_Work to be completed_
Extract, in full, the lines below, beginning at the first and ending with the line that contains "FRAME_L, FRAME_R = 124, 1040". Pictures do not belong in the copy.
---- Raw data
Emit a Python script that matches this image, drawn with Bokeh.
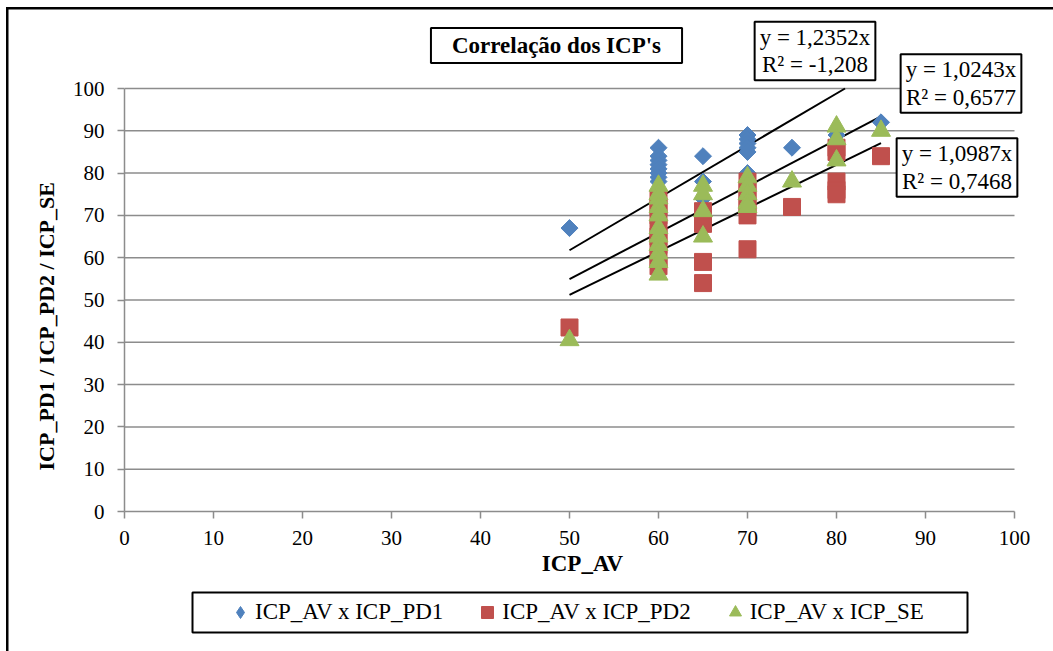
from bokeh.plotting import figure
from bokeh.layouts import column
from bokeh.models import (Range1d, FixedTicker, Label, Legend, LegendItem, InlineStyleSheet,
                          BoxAnnotation, Title)
from bokeh.embed import file_html
from bokeh.resources import INLINE
import math

# ---- data ----
x_pd1 = [50, 60, 60, 60, 60, 60, 60, 60, 60, 65, 65, 65, 70, 70, 70, 70, 70, 70, 75, 80, 85]
y_pd1 = [67, 86, 84, 83, 82, 81, 80, 79, 78, 84, 78, 74, 89, 88, 87, 86, 85, 80, 86, 89, 92]

x_pd2 = [50, 60, 60, 60, 60, 60, 60, 60, 60, 65, 65, 65, 65, 70, 70, 70, 70, 70, 70, 75, 80, 80, 80, 80, 80, 85]
y_pd2 = [43.5, 74, 72, 70, 67, 65, 63, 60, 58, 71, 68, 59, 54, 78, 76, 74, 72, 70, 62, 72, 86, 85, 78, 76, 75, 84]

x_se = [50, 60, 60, 60, 60, 60, 60, 60, 60, 60, 60, 60, 65, 65, 65, 65, 70, 70, 70, 70, 70, 75, 80, 80, 80, 85]
y_se = [40.5, 77, 75, 74, 72, 70, 67, 65, 63, 61, 59, 56, 77, 75, 71, 65, 79, 77, 75, 73, 72, 78, 91, 88, 83, 90]

series_names = ["ICP_AV x ICP_PD1", "ICP_AV x ICP_PD2", "ICP_AV x ICP_SE"]
trend_slopes = [1.2352, 1.0243, 1.0987]
trend_r2 = ["-1,208", "0,6577", "0,7468"]
trend_slope_text = ["1,2352", "1,0243", "1,0987"]
trend_x = [50, 85]
ticks = list(range(0, 101, 10))
grid_ticks = ticks[1:]

title_text = "Correlação dos ICP's"
x_title = "ICP_AV"
y_title = "ICP_PD1 / ICP_PD2 / ICP_SE"

SERIF = "Liberation Serif"
BLUE, RED, GREEN = "#4F81BD", "#C0504D", "#9BBB59"
GRID = "#8C8C8C"

# pixel geometry of the plot area (x: 0 -> 124px, 100 -> 1014px ; y: 0 -> 511px, 100 -> 88px)
PXU = 8.9
PYU = 4.23
FRAME_L, FRAME_R = 124, 1040

MAIN_H = 585
p = figure(width=1053, height=MAIN_H,
           x_range=Range1d(0, (FRAME_R - FRAME_L) / PXU), y_range=Range1d(0, 511 / PYU),
           output_backend="svg", toolbar_location=None,
           min_border_left=FRAME_L, min_border_right=1053 - FRAME_R,
           min_border_top=0, min_border_bottom=MAIN_H - 511)
p.outline_line_color = None
p.background_fill_color = "white"
p.border_fill_color = "white"
p.xgrid.visible = False
p.ygrid.visible = False

for ax in (p.xaxis[0], p.yaxis[0]):
    ax.ticker = FixedTicker(ticks=ticks)
    ax.bounds = (0, 100)
    ax.axis_line_color = GRID
    ax.axis_line_width = 1.5
    ax.major_tick_line_color = GRID
    ax.major_tick_line_width = 1.5
    ax.major_tick_out = 7
    ax.major_tick_in = 0
    ax.minor_tick_line_color = None
    ax.major_label_text_font = SERIF
    ax.major_label_text_font_size = "21px"
    ax.major_label_text_color = "black"
    ax.axis_label_text_font = SERIF
    ax.axis_label_text_font_size = "23px"
    ax.axis_label_text_font_style = "bold"
    ax.axis_label_text_color = "black"

p.xaxis.axis_label = x_title
p.xaxis.major_label_standoff = 12
p.xaxis.axis_label_standoff = 3
p.yaxis.major_label_standoff = 13

# y-axis title, placed along the 0..100 part of the axis
p.add_layout(Title(text=y_title, align="left", offset=41, standoff=22, vertical_align="bottom",
                   text_font=SERIF, text_font_size="22px", text_font_style="bold", text_color="black"),
             "left")

# horizontal gridlines over the 0..100 x extent
p.segment(x0=[0] * len(grid_ticks), x1=[100] * len(grid_ticks), y0=grid_ticks, y1=grid_ticks,
          line_color=GRID, line_width=1.5)

# trend lines (clipped at y = 100)
for s in trend_slopes:
    xs = [trend_x[0], min(trend_x[1], 100 / s)]
    p.line(xs, [s * v for v in xs], line_color="black", line_width=2)

p.scatter(x_pd1, y_pd1, marker="square", angle=math.pi / 4, size=12, fill_color=BLUE, line_color=BLUE)
p.scatter(x_pd2, y_pd2, marker="square", size=17, fill_color=RED, line_color=RED)
p.scatter(x_se, y_se, marker="triangle", size=19, fill_color=GREEN, line_color=GREEN)

def dx(px):
    return (px - FRAME_L) / PXU

def dy(py):
    return (511 - py) / PYU

# chart title box
p.add_layout(Label(x=dx(556), y=dy(45), text=title_text, text_align="center", text_baseline="middle",
                   text_font=SERIF, text_font_size="23px", text_font_style="bold", text_color="black",
                   border_line_color="black", border_line_width=2, background_fill_color="white",
                   padding=dict(left=21, right=21, top=5, bottom=5)))

# trendline equation boxes
eq_pos = [(814.5, 50.5), (960.5, 83), (956.5, 167)]
for (cx, cy), st, r2t in zip(eq_pos, trend_slope_text, trend_r2):
    p.add_layout(Label(x=dx(cx), y=dy(cy), text=f"y = {st}x\nR² = {r2t}",
                       text_align="center", text_baseline="middle",
                       text_font=SERIF, text_font_size="23px", text_line_height=1.1, text_color="black",
                       border_line_color="black", border_line_width=2, background_fill_color="white",
                       padding=dict(left=5, right=5, top=3, bottom=3)))

# ---- legend strip (y range runs in page pixels, top = 585) ----
LEG_H = 651 - MAIN_H
q = figure(width=1053, height=LEG_H, x_range=Range1d(FRAME_L, FRAME_R), y_range=Range1d(651, MAIN_H),
           x_axis_type=None, y_axis_type=None, output_backend="svg", toolbar_location=None,
           min_border_left=FRAME_L, min_border_right=1053 - FRAME_R, min_border_top=0, min_border_bottom=0)
q.outline_line_color = None
q.background_fill_color = "white"
q.border_fill_color = "white"
# same series, only used as legend keys (they fall outside this strip's ranges)
k1 = q.scatter(x_pd1, y_pd1, marker="diamond", size=12, fill_color=BLUE, line_color=BLUE)
k2 = q.scatter(x_pd2, y_pd2, marker="square", size=12, fill_color=RED, line_color=RED)
k3 = q.scatter(x_se, y_se, marker="triangle", size=12, fill_color=GREEN, line_color=GREEN)
q.add_layout(BoxAnnotation(left=192, right=967, top=592, bottom=632,
                           fill_color=None, line_color="black", line_width=2, line_alpha=1))
legend = Legend(items=[LegendItem(label=series_names[0], renderers=[k1]),
                       LegendItem(label=series_names[1], renderers=[k2]),
                       LegendItem(label=series_names[2], renderers=[k3])],
                orientation="horizontal", location=(225 - FRAME_L, 651 - 631))
legend.label_text_font = SERIF
legend.label_text_font_size = "23px"
legend.label_text_color = "black"
legend.border_line_color = None
legend.background_fill_alpha = 0
legend.padding = 0
legend.margin = 0
legend.spacing = 29
legend.glyph_width = 30
legend.glyph_height = 38
legend.label_standoff = 0
q.add_layout(legend, "center")

border_css = InlineStyleSheet(css=""":host { position: relative; }
:host::after { content: ''; position: absolute; left: 6px; top: 7px; right: 0; bottom: 0;
  background: linear-gradient(#000, #000) left top / 2.5px 100% no-repeat,
              linear-gradient(#000, #000) left top / 100% 2.5px no-repeat;
  pointer-events: none; z-index: 100; }""")
page = column(p, q, spacing=0, stylesheets=[border_css])

open("out.html", "w").write(file_html(page, INLINE))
--------
_Response_
Emit a Python script that matches this image, drawn with Bokeh.
from bokeh.plotting import figure
from bokeh.layouts import column
from bokeh.models import (Range1d, FixedTicker, Label, Legend, LegendItem, InlineStyleSheet,
                          BoxAnnotation, Title)
from bokeh.embed import file_html
from bokeh.resources import INLINE
import math

# ---- data ----
x_pd1 = [50, 60, 60, 60, 60, 60, 60, 60, 60, 65, 65, 65, 70, 70, 70, 70, 70, 70, 75, 80, 85]
y_pd1 = [67, 86, 84, 83, 82, 81, 80, 79, 78, 84, 78, 74, 89, 88, 87, 86, 85, 80, 86, 89, 92]

x_pd2 = [50, 60, 60, 60, 60, 60, 60, 60, 60, 65, 65, 65, 65, 70, 70, 70, 70, 70, 70, 75, 80, 80, 80, 80, 80, 85]
y_pd2 = [43.5, 74, 72, 70, 67, 65, 63, 60, 58, 71, 68, 59, 54, 78, 76, 74, 72, 70, 62, 72, 86, 85, 78, 76, 75, 84]

x_se = [50, 60, 60, 60, 60, 60, 60, 60, 60, 60, 60, 60, 65, 65, 65, 65, 70, 70, 70, 70, 70, 75, 80, 80, 80, 85]
y_se = [40.5, 77, 75, 74, 72, 70, 67, 65, 63, 61, 59, 56, 77, 75, 71, 65, 79, 77, 75, 73, 72, 78, 91, 88, 83, 90]

series_names = ["ICP_AV x ICP_PD1", "ICP_AV x ICP_PD2", "ICP_AV x ICP_SE"]
trend_slopes = [1.2352, 1.0243, 1.0987]
trend_r2 = ["-1,208", "0,6577", "0,7468"]
trend_slope_text = ["1,2352", "1,0243", "1,0987"]
trend_x = [50, 85]
ticks = list(range(0, 101, 10))
grid_ticks = ticks[1:]

title_text = "Correlação dos ICP's"
x_title = "ICP_AV"
y_title = "ICP_PD1 / ICP_PD2 / ICP_SE"

SERIF = "Liberation Serif"
BLUE, RED, GREEN = "#4F81BD", "#C0504D", "#9BBB59"
GRID = "#8C8C8C"

# pixel geometry of the plot area (x: 0 -> 124px, 100 -> 1014px ; y: 0 -> 511px, 100 -> 88px)
PXU = 8.9
PYU = 4.23
FRAME_L, FRAME_R = 124, 1040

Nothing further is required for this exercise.